Prevista e disciplinata nel titolo V della Costituzione italiana, la Provincia è il secondo ente territoriale, in ordine di grandezza, dopo la Regione, in cui è divisa l’amministrazione del territorio italiano. Prima dell’istituzione delle regioni era il primo ente territoriale, l’unica via di mezzo tra Comuni e governo centrale.
L’istituto provinciale era già prima dell’unificazione, nel Regno di Sardegna. Abolite durante il fascismo, le istituzioni democratiche delle province italiane non furono restituite sin da subito nell’ordinamento italiano, come invece accadde per i Comuni, anche perché si temeva la possibile duplicazione delle competenze con le regioni, istituto allora inesistente, sebbene previsto dalla Costituzione. Nei primi anni di Repubblica, quindi, si continuò a mantenere un assetto provvisorio basato sulle antiche deputazioni provinciali prefasciste ricostituite su nomina prefettizia.
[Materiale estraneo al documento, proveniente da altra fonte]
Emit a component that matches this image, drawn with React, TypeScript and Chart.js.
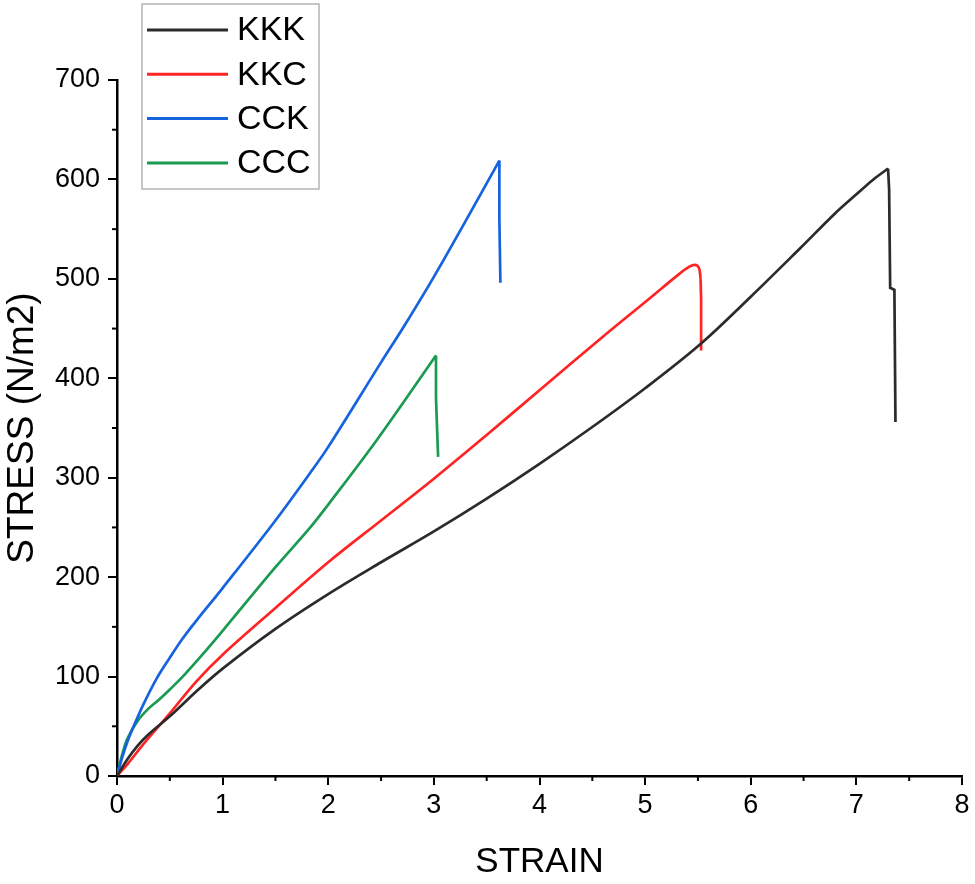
import React, { useEffect, useRef } from "react";
import { Chart, registerables } from "chart.js";

Chart.register(...registerables);

const seriesNames = ["KKK", "KKC", "CCK", "CCC"];
const seriesColors = ["#2b2b2b", "#ff2424", "#1663de", "#1b9a52"];

// strain / stress pairs
const kkkStrain = [0, 0.1, 0.2, 0.3, 0.5, 0.75, 1, 1.5, 2, 2.5, 3, 3.5, 4, 4.5, 5, 5.53, 6, 6.47, 6.8, 7, 7.15, 7.3, 7.31, 7.32, 7.36, 7.37];
const kkkStress = [0, 17, 31, 42, 60, 85, 108, 148, 183, 215, 246, 279, 314, 351, 390, 435, 482, 531, 566, 585, 599, 611, 590, 491, 489, 356];

const kkcStrain = [0, 0.1, 0.25, 0.5, 0.75, 1, 1.5, 2, 2.5, 3, 3.5, 4, 4.58, 5.05, 5.3, 5.4, 5.47, 5.51, 5.525, 5.53, 5.53];
const kkcStress = [0, 12, 32, 63, 95, 122, 169, 215, 257, 299, 343, 388, 440, 481, 503, 511, 514, 511, 500, 480, 428];

const cckStrain = [0, 0.05, 0.1, 0.15, 0.25, 0.375, 0.5, 0.62, 0.75, 1, 1.5, 1.83, 2, 2.5, 2.71, 3, 3.3, 3.62, 3.62, 3.63];
const cckStress = [0, 19, 35, 48, 72, 98, 119, 138, 156, 189, 257, 305, 331, 416, 451, 502, 558, 619, 560, 496];

const cccStrain = [0, 0.05, 0.1, 0.2, 0.3, 0.4, 0.5, 0.64, 0.8, 1, 1.5, 1.83, 2, 2.46, 3.02, 3.02, 3.04];
const cccStress = [0, 22, 38, 56, 68, 77, 87, 102, 121, 146, 210, 250, 273, 338, 423, 380, 321];

// index of the point where each sample breaks (smooth before, straight drop after)
const breakIndex = [21, 18, 17, 14];

const xTicks = [0, 1, 2, 3, 4, 5, 6, 7, 8];
const yTicks = [0, 100, 200, 300, 400, 500, 600, 700];

const strains = [kkkStrain, kkcStrain, cckStrain, cccStrain];
const stresses = [kkkStress, kkcStress, cckStress, cccStress];

const FONT = "'Liberation Sans', Arial, sans-serif";

// short ticks halfway between the labelled ones
const minorTicks = {
  id: "minorTicks",
  afterDraw(chart: any) {
    const { ctx, scales } = chart;
    const xs = scales.x;
    const ys = scales.y;
    ctx.save();
    ctx.strokeStyle = "#000";
    ctx.lineWidth = 2;
    for (let i = 0; i < xTicks.length - 1; i++) {
      const px = xs.getPixelForValue((xTicks[i] + xTicks[i + 1]) / 2);
      ctx.beginPath();
      ctx.moveTo(px, ys.bottom);
      ctx.lineTo(px, ys.bottom + 5);
      ctx.stroke();
    }
    for (let i = 0; i < yTicks.length - 1; i++) {
      const py = ys.getPixelForValue((yTicks[i] + yTicks[i + 1]) / 2);
      ctx.beginPath();
      ctx.moveTo(xs.left, py);
      ctx.lineTo(xs.left - 5, py);
      ctx.stroke();
    }
    ctx.restore();
  },
};

// boxed legend sitting over the top-left corner
const legendBox = {
  id: "legendBox",
  afterDraw(chart: any) {
    const ctx = chart.ctx;
    ctx.save();
    ctx.fillStyle = "#fff";
    ctx.fillRect(142, 4, 177, 185);
    ctx.strokeStyle = "#b4b4b4";
    ctx.lineWidth = 1.5;
    ctx.strokeRect(142, 4, 177, 185);
    ctx.font = `34px ${FONT}`;
    ctx.textBaseline = "middle";
    seriesNames.forEach((name, i) => {
      const y = 30 + i * 44.3;
      ctx.strokeStyle = seriesColors[i];
      ctx.lineWidth = 3;
      ctx.beginPath();
      ctx.moveTo(147, y);
      ctx.lineTo(228, y);
      ctx.stroke();
      ctx.fillStyle = "#000";
      ctx.fillText(name, 237, y + 1);
    });
    ctx.restore();
  },
};

const StressStrainChart = () => {
  const chartRef = useRef<HTMLCanvasElement | null>(null);
  const chartInstanceRef = useRef<Chart | null>(null);

  useEffect(() => {
    const ctx = chartRef.current?.getContext("2d");
    if (!ctx) return;
    if (chartInstanceRef.current) chartInstanceRef.current.destroy();

    const datasets: any[] = [];
    seriesNames.forEach((name, i) => {
      const pts = strains[i].map((x, j) => ({ x, y: stresses[i][j] }));
      const k = breakIndex[i];
      // loading curve
      datasets.push({
        label: name,
        data: pts.slice(0, k + 1),
        showLine: true,
        borderColor: seriesColors[i],
        backgroundColor: seriesColors[i],
        borderWidth: 2.7,
        pointRadius: 0,
        tension: 0.35,
      });
      // fracture drop
      datasets.push({
        label: name + " drop",
        data: pts.slice(k),
        showLine: true,
        borderColor: seriesColors[i],
        backgroundColor: seriesColors[i],
        borderWidth: 2.7,
        pointRadius: 0,
        tension: 0,
      });
    });

    chartInstanceRef.current = new Chart(ctx, {
      type: "scatter",
      data: { datasets },
      options: {
        animation: false,
        responsive: true,
        maintainAspectRatio: false,
        layout: { padding: { top: 80, right: 13, left: 0, bottom: 0 } },
        plugins: { legend: { display: false }, tooltip: { enabled: false } },
        scales: {
          x: {
            type: "linear",
            min: 0,
            max: 8,
            afterFit: (scale: any) => {
              scale.height = 108;
            },
            ticks: {
              stepSize: 1,
              color: "#000",
              padding: 4,
              font: { family: FONT, size: 27 },
            },
            grid: {
              drawOnChartArea: false,
              color: "#000",
              tickColor: "#000",
              tickLength: 9,
              lineWidth: 2,
            },
            border: { display: true, color: "#000", width: 2.5 },
            title: {
              display: true,
              text: "STRAIN",
              color: "#000",
              font: { family: FONT, size: 35 },
              padding: { top: 0, bottom: 1 },
            },
          },
          y: {
            type: "linear",
            min: 0,
            max: 700,
            afterFit: (scale: any) => {
              scale.width = 117;
            },
            ticks: {
              stepSize: 100,
              color: "#000",
              padding: 8,
              font: { family: FONT, size: 27 },
            },
            grid: {
              drawOnChartArea: false,
              color: "#000",
              tickColor: "#000",
              tickLength: 9,
              lineWidth: 2,
            },
            border: { display: true, color: "#000", width: 2.5 },
            title: {
              display: true,
              text: "STRESS (N/m2)",
              color: "#000",
              font: { family: FONT, size: 37 },
              padding: { top: 1, bottom: 0 },
            },
          },
        },
      },
      plugins: [minorTicks, legendBox],
    });

    return () => {
      if (chartInstanceRef.current) {
        chartInstanceRef.current.destroy();
        chartInstanceRef.current = null;
      }
    };
  }, []);

  return (
    <div style={{ position: "fixed", left: 0, top: 0, width: 975, height: 884, background: "#fff" }}>
      <canvas ref={chartRef} style={{ width: "100%", height: "100%" }}></canvas>
    </div>
  );
};

export default function App() {
  return <StressStrainChart />;
}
Solo nel 1951 si decise di reintrodurre i consigli provinciali con la legge n.122 dell’8 marzo 1951, rinviando l’iter per la creazione dei consigli regionali che, come dicemmo nel precedente appuntamento di questa rubrica, furono introdotti solo nel 1970.
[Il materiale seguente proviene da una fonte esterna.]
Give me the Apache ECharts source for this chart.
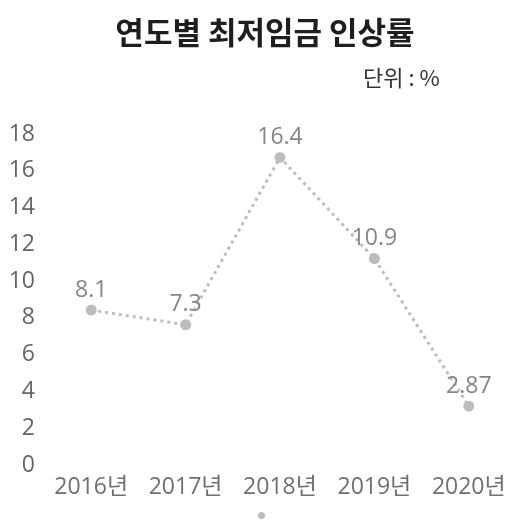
<!DOCTYPE html>
<html>
<head>
<meta charset="utf-8">
<script src="https://cdn.jsdelivr.net/npm/echarts@6/dist/echarts.min.js"></script>
<style>
  html, body { margin: 0; padding: 0; background: #fff; }
  #chart { width: 530px; height: 530px; }
</style>
</head>
<body>
<div id="chart"></div>
<script>
// 연도별 최저임금 인상률 (단위 : %)
const years = ['2016년', '2017년', '2018년', '2019년', '2020년'];
const rates = [8.1, 7.3, 16.4, 10.9, 2.87];
const yTicks = { min: 0, max: 18, interval: 2 };

const font = "'Open Sans', 'Noto Sans CJK KR', sans-serif";

const chart = echarts.init(document.getElementById('chart'));
chart.setOption({
    backgroundColor: '#fff',
    title: [
        {
            text: '연도별 최저임금 인상률',
            left: 'center',
            top: 12,
            textStyle: { fontFamily: "'Noto Sans CJK KR', sans-serif", fontWeight: 'bold', fontSize: 31, color: '#1e1e1e' }
        },
        {
            text: '단위 : %',
            left: 358,
            top: 62,
            textStyle: { fontFamily: "'Noto Sans CJK KR', sans-serif", fontWeight: 'normal', fontSize: 22, color: '#333' }
        }
    ],
    legend: {
        bottom: 6,
        left: 253,
        icon: 'circle',
        itemWidth: 7,
        itemHeight: 7,
        itemGap: 0,
        data: [' '],
        textStyle: { fontSize: 1 }
    },
    grid: { left: 44, right: 14, top: 128, bottom: 71 },
    xAxis: {
        type: 'category',
        data: years,
        axisLine: { show: false },
        axisTick: { show: false },
        axisLabel: { interval: 0, color: '#707070', fontSize: 23, fontFamily: font, margin: 17 }
    },
    yAxis: {
        type: 'value',
        min: yTicks.min,
        max: yTicks.max,
        interval: yTicks.interval,
        splitLine: { show: false },
        axisLine: { show: false },
        axisTick: { show: false },
        axisLabel: {
            color: '#666', fontSize: 23, fontFamily: font, margin: 9,
            verticalAlign: 'top', lineHeight: 12
        }
    },
    series: [{
        name: ' ',
        type: 'line',
        data: rates,
        symbol: 'circle',
        symbolSize: 11,
        itemStyle: { color: '#bdbdbd' },
        lineStyle: { color: '#bdbdbd', width: 3, type: [3, 4] },
        label: {
            show: true,
            position: 'top',
            distance: 3,
            color: '#858585',
            fontSize: 23,
            fontFamily: font
        }
    }]
});
</script>
</body>
</html>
Ma, da qualche anno a questa parte, la Provincia di Bari non esiste più. È stata soppressa per far posto ad un altro istituto: la Città Metropolitana, introdotta nel ’90 con la legge 142 che riformò gli enti locali, ma nata dopo una gestazione di diversi anni, oltre 20. È entrata in funzione nel capoluogo pugliese, solamente dal 1 gennaio 2015, quando l’ex presidente della Provincia di Bari Francesco Schittulli, lasciò il posto al sindaco metropolitano Antonio Decaro, assumendo molte competenze della Provincia e stravolgendo l’assetto dell’istituto precedente.
Le cariche che governano la Città Metropolitana non sono più eleggibili dalla popolazione, ma dai 717 amministratori locali e dai sindaci dei 41 comuni dell’hinterland barese che eleggono i 18 componenti. Il sindaco del Comune Bari è, automaticamente, sindaco metropolitano (alle prime e uniche elezioni furono eletti, nel consiglio metropolitano, anche il sindaco Michele Abbaticchio, poi nominato vicesindaco, e Francesco Natilla).
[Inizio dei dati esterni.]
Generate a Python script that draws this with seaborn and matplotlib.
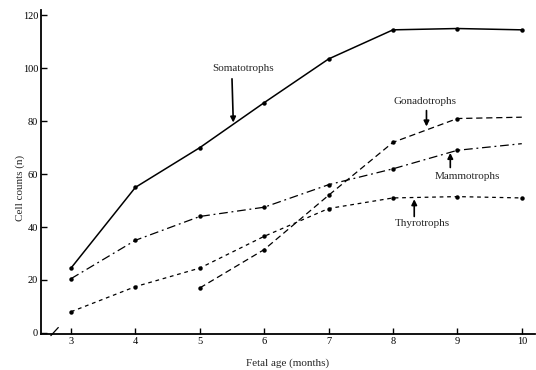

Nella Provincia, invece, era la popolazione e votare chi poi avrebbe amministrato l’ente, come avveniva per i Comuni. Si votava per i membri del consiglio provinciale e, dal ’93 in poi, per il presidente. Prima del ’93, invece, l’elezione del presidente avveniva successivamente, ad opera del consiglio, in base alla legge vigente anche per l’elezione del presidente del Consiglio dei Ministri.
Nato per dividere alcune competenze tra il governo centrale e i suoi enti territoriali, negli ultimi dieci anni l’istituto è stato sempre più oggetto di una narrazione che lo descriveva come un ente inutile e costoso.
Diversi sono stati i bitontini eletti nel vecchio consiglio provinciale o, nominati, nelle giunte che si sono succedute nel suo mezzo secolo di vita. Elencarli tutti sarebbe un’impresa ardua. Ci limitiamo, quindi, alle ultime legislature. A partire da Damiano Somma (Forza Italia) e Antonio Sblendorio (Partito Democratico) che, nella giunta di Francesco Schittulli, sono stati, rispettivamente, in maggioranza e opposizione. Nella stessa giunta, fino alle sue dimissioni, è stato assessore Michele Labianca, nostro ex sindaco.
Prima ancora, nella giunta Divella, Pasquale Picciariello (Sdi, poi eletto assessore al Bilancio), Vito Palmieri (assessore al Turismo), Antonio Sblendorio, al suo primo mandato e Giacomo Schiraldi, che fu consigliere, per il centrosinistra, anche nella precedente giunta Vernola insieme a Francesco Paolo Carelli, poi nominato assessore al Patrimonio.
Nicola Tarantino (Psdi), invece, fu assessore nella giunta Ricchiuti, al governo dal ’90 al ’95, l’ultima ad essere eletta con il vecchio sistema, prima dell’entrata in vigore dell’elezione diretta.